:: Exercise description ::
Print the data exactly as it is given, please.

********

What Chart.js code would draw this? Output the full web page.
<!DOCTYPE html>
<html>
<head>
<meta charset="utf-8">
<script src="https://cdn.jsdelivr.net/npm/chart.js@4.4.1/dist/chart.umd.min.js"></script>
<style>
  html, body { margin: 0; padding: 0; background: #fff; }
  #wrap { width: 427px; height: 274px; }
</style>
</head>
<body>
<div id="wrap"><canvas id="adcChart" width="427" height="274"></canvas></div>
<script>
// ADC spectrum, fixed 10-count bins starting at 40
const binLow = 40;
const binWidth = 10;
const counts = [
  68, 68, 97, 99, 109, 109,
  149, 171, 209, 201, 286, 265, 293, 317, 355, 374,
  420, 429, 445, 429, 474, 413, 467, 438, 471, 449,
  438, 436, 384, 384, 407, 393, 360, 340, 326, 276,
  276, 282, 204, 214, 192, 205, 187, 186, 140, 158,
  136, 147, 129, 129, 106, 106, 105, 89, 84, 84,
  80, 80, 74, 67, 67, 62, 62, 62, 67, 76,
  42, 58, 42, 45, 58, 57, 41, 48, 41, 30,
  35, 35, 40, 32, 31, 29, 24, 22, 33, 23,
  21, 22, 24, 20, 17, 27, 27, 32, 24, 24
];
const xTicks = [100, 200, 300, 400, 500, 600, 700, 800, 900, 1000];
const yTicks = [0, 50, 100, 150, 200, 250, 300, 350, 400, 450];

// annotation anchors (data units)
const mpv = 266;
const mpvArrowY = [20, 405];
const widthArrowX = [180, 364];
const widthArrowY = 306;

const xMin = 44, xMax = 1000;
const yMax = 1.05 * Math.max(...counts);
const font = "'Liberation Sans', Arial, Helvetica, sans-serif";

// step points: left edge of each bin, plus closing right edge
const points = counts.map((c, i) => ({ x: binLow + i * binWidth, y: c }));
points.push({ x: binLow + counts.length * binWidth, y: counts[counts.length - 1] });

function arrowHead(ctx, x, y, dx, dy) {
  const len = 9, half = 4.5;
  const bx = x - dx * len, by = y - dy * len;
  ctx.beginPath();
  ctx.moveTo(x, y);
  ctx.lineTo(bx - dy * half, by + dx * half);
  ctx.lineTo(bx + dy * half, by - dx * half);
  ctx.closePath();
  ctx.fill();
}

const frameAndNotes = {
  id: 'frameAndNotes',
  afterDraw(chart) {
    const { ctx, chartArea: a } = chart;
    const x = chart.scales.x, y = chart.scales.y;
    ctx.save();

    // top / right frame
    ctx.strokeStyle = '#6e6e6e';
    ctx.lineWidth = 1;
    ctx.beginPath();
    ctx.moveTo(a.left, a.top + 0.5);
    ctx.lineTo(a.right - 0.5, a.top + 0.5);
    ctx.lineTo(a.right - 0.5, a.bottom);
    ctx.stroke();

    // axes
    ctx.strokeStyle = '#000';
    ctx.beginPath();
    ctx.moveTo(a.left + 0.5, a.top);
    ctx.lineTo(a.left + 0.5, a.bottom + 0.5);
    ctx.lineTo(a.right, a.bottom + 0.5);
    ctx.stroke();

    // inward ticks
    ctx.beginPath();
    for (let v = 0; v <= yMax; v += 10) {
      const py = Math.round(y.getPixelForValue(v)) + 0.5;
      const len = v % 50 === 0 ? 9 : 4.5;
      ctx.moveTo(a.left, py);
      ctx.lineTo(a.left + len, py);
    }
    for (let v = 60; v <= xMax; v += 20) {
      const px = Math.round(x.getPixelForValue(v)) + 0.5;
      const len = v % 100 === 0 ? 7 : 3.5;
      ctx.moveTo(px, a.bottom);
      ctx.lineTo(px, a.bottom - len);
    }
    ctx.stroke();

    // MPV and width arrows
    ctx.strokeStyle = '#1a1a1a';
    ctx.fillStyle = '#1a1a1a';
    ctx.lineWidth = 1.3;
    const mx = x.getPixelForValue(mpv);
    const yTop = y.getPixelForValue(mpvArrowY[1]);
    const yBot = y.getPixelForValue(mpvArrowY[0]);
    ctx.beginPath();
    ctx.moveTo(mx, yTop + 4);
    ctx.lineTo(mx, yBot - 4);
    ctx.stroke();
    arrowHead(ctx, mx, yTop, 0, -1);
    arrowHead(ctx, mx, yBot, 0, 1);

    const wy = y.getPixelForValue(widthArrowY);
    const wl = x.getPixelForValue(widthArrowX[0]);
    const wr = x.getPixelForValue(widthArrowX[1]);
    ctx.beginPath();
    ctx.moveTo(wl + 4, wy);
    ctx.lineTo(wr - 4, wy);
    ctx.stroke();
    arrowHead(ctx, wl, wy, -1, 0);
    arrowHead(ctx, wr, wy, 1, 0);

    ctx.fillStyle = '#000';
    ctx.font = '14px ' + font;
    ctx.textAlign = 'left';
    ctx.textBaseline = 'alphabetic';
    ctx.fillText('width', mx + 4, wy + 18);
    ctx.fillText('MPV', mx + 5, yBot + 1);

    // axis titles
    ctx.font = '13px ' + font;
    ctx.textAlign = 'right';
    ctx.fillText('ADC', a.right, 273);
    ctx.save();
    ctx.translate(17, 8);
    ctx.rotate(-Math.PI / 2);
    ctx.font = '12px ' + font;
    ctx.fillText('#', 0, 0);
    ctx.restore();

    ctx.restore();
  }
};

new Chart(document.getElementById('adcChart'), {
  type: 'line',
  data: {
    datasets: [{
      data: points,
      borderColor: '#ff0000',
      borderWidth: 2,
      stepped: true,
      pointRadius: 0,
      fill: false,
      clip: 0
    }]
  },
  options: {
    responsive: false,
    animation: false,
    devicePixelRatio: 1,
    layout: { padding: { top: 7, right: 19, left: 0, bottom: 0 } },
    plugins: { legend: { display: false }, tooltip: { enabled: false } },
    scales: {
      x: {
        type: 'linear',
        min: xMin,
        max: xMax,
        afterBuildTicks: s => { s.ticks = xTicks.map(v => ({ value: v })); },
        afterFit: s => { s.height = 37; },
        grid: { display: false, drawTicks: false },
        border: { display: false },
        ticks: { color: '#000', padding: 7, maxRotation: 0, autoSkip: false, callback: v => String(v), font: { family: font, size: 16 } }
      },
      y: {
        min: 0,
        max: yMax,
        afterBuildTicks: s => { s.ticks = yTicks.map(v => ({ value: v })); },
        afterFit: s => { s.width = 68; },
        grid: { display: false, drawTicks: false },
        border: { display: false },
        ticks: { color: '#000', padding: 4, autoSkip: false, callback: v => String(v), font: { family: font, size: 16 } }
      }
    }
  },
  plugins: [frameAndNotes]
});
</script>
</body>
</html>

********

:: Exercise response ::
What Chart.js code would draw this? Output the full web page.
<!DOCTYPE html>
<html>
<head>
<meta charset="utf-8">
<script src="https://cdn.jsdelivr.net/npm/chart.js@4.4.1/dist/chart.umd.min.js"></script>
<style>
  html, body { margin: 0; padding: 0; background: #fff; }
  #wrap { width: 427px; height: 274px; }
</style>
</head>
<body>
<div id="wrap"><canvas id="adcChart" width="427" height="274"></canvas></div>
<script>
// ADC spectrum, fixed 10-count bins starting at 40
const binLow = 40;
const binWidth = 10;
const counts = [
  68, 68, 97, 99, 109, 109,
  149, 171, 209, 201, 286, 265, 293, 317, 355, 374,
  420, 429, 445, 429, 474, 413, 467, 438, 471, 449,
  438, 436, 384, 384, 407, 393, 360, 340, 326, 276,
  276, 282, 204, 214, 192, 205, 187, 186, 140, 158,
  136, 147, 129, 129, 106, 106, 105, 89, 84, 84,
  80, 80, 74, 67, 67, 62, 62, 62, 67, 76,
  42, 58, 42, 45, 58, 57, 41, 48, 41, 30,
  35, 35, 40, 32, 31, 29, 24, 22, 33, 23,
  21, 22, 24, 20, 17, 27, 27, 32, 24, 24
];
const xTicks = [100, 200, 300, 400, 500, 600, 700, 800, 900, 1000];
const yTicks = [0, 50, 100, 150, 200, 250, 300, 350, 400, 450];

// annotation anchors (data units)
const mpv = 266;
const mpvArrowY = [20, 405];
const widthArrowX = [180, 364];
const widthArrowY = 306;

const xMin = 44, xMax = 1000;
const yMax = 1.05 * Math.max(...counts);
const font = "'Liberation Sans', Arial, Helvetica, sans-serif";

// step points: left edge of each bin, plus closing right edge
const points = counts.map((c, i) => ({ x: binLow + i * binWidth, y: c }));
points.push({ x: binLow + counts.length * binWidth, y: counts[counts.length - 1] });

function arrowHead(ctx, x, y, dx, dy) {
  const len = 9, half = 4.5;
  const bx = x - dx * len, by = y - dy * len;
  ctx.beginPath();
  ctx.moveTo(x, y);
  ctx.lineTo(bx - dy * half, by + dx * half);
  ctx.lineTo(bx + dy * half, by - dx * half);
  ctx.closePath();
  ctx.fill();
}

const frameAndNotes = {
  id: 'frameAndNotes',
  afterDraw(chart) {
    const { ctx, chartArea: a } = chart;
    const x = chart.scales.x, y = chart.scales.y;
    ctx.save();

    // top / right frame
    ctx.strokeStyle = '#6e6e6e';
    ctx.lineWidth = 1;
    ctx.beginPath();
    ctx.moveTo(a.left, a.top + 0.5);
    ctx.lineTo(a.right - 0.5, a.top + 0.5);
    ctx.lineTo(a.right - 0.5, a.bottom);
    ctx.stroke();

    // axes
    ctx.strokeStyle = '#000';
    ctx.beginPath();
    ctx.moveTo(a.left + 0.5, a.top);
    ctx.lineTo(a.left + 0.5, a.bottom + 0.5);
    ctx.lineTo(a.right, a.bottom + 0.5);
    ctx.stroke();

    // inward ticks
    ctx.beginPath();
    for (let v = 0; v <= yMax; v += 10) {
      const py = Math.round(y.getPixelForValue(v)) + 0.5;
      const len = v % 50 === 0 ? 9 : 4.5;
      ctx.moveTo(a.left, py);
      ctx.lineTo(a.left + len, py);
    }
    for (let v = 60; v <= xMax; v += 20) {
      const px = Math.round(x.getPixelForValue(v)) + 0.5;
      const len = v % 100 === 0 ? 7 : 3.5;
      ctx.moveTo(px, a.bottom);
      ctx.lineTo(px, a.bottom - len);
    }
    ctx.stroke();

    // MPV and width arrows
    ctx.strokeStyle = '#1a1a1a';
    ctx.fillStyle = '#1a1a1a';
    ctx.lineWidth = 1.3;
    const mx = x.getPixelForValue(mpv);
    const yTop = y.getPixelForValue(mpvArrowY[1]);
    const yBot = y.getPixelForValue(mpvArrowY[0]);
    ctx.beginPath();
    ctx.moveTo(mx, yTop + 4);
    ctx.lineTo(mx, yBot - 4);
    ctx.stroke();
    arrowHead(ctx, mx, yTop, 0, -1);
    arrowHead(ctx, mx, yBot, 0, 1);

    const wy = y.getPixelForValue(widthArrowY);
    const wl = x.getPixelForValue(widthArrowX[0]);
    const wr = x.getPixelForValue(widthArrowX[1]);
    ctx.beginPath();
    ctx.moveTo(wl + 4, wy);
    ctx.lineTo(wr - 4, wy);
    ctx.stroke();
    arrowHead(ctx, wl, wy, -1, 0);
    arrowHead(ctx, wr, wy, 1, 0);

    ctx.fillStyle = '#000';
    ctx.font = '14px ' + font;
    ctx.textAlign = 'left';
    ctx.textBaseline = 'alphabetic';
    ctx.fillText('width', mx + 4, wy + 18);
    ctx.fillText('MPV', mx + 5, yBot + 1);

    // axis titles
    ctx.font = '13px ' + font;
    ctx.textAlign = 'right';
    ctx.fillText('ADC', a.right, 273);
    ctx.save();
    ctx.translate(17, 8);
    ctx.rotate(-Math.PI / 2);
    ctx.font = '12px ' + font;
    ctx.fillText('#', 0, 0);
    ctx.restore();

    ctx.restore();
  }
};

new Chart(document.getElementById('adcChart'), {
  type: 'line',
  data: {
    datasets: [{
      data: points,
      borderColor: '#ff0000',
      borderWidth: 2,
      stepped: true,
      pointRadius: 0,
      fill: false,
      clip: 0
    }]
  },
  options: {
    responsive: false,
    animation: false,
    devicePixelRatio: 1,
    layout: { padding: { top: 7, right: 19, left: 0, bottom: 0 } },
    plugins: { legend: { display: false }, tooltip: { enabled: false } },
    scales: {
      x: {
        type: 'linear',
        min: xMin,
        max: xMax,
        afterBuildTicks: s => { s.ticks = xTicks.map(v => ({ value: v })); },
        afterFit: s => { s.height = 37; },
        grid: { display: false, drawTicks: false },
        border: { display: false },
        ticks: { color: '#000', padding: 7, maxRotation: 0, autoSkip: false, callback: v => String(v), font: { family: font, size: 16 } }
      },
      y: {
        min: 0,
        max: yMax,
        afterBuildTicks: s => { s.ticks = yTicks.map(v => ({ value: v })); },
        afterFit: s => { s.width = 68; },
        grid: { display: false, drawTicks: false },
        border: { display: false },
        ticks: { color: '#000', padding: 4, autoSkip: false, callback: v => String(v), font: { family: font, size: 16 } }
      }
    }
  },
  plugins: [frameAndNotes]
});
</script>
</body>
</html>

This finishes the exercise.